Activist hedge fund Starboard Value LP is working with investors interested in paying “substantially” more for Smithfield Foods Inc than the price China’s Shuanghui International Holdings Ltd had agreed to.

Starboard, a New York-based fund that holds a 5.7 percent stake in Smithfield, said in a letter to the company’s shareholders on Tuesday that it had received “nonbinding written indications of interest” from other parties willing to pay above the US$34 per share cash deal proposed by Shuanghui.

While the counter-proposal was not completed, the hedge fund said it planned to vote against the Smithfield-Shuanghui merger later this month in order to buy more time to get such a bid finalized.

Virginia-based Smithfield, the world’s largest pork producer, has set a special shareholder meeting on September 24 to vote on the proposed acquisition by Shuanghui. The deal, struck in May and valued then at about US$7.1 billion including debt, would be the biggest takeover of a US company by a Chinese firm.

The US government said in late July that it would take a further 45 days to review Shuanghui’s plan to purchase Smithfield.

Starboard, which has argued that Smithfield could be sold for more if its assets were split, said in July that it had hired Moelis & Co and BDA Advisors Inc to advise the hedge fund as it searched for buyout firms to form a rival bid. Starboard had approached investment firm Blackstone Group LP and other meat processors, including Tyson Foods Inc, according to an August 9 report by Bloomberg News.

While the portent of a US-based group of owners may appeal to critics of a Chinese takeover, some industry analysts say it could be challenging to derail the Shuanghui-Smithfield deal at this point.

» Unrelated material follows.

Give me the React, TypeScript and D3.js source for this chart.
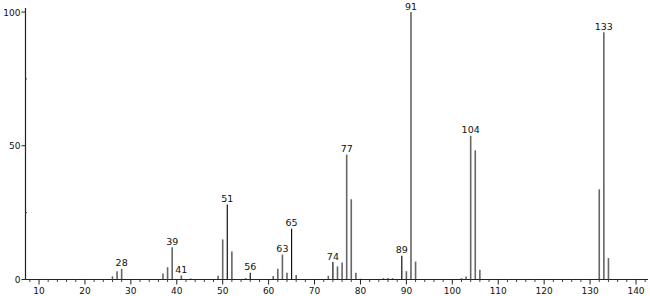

Shuanghui International Holdings Inc said in a statement on Tuesday that it has secured about US$4 billion in loans from a group of eight banks as part of the financing it needs to fund the Smithfield deal. The news prompted D.A. Davidson & Co analyst Timothy S. Ramey to write in a research note that “the acquisition of Smithfield by Shuanghui International Holdings looks reasonably certain.”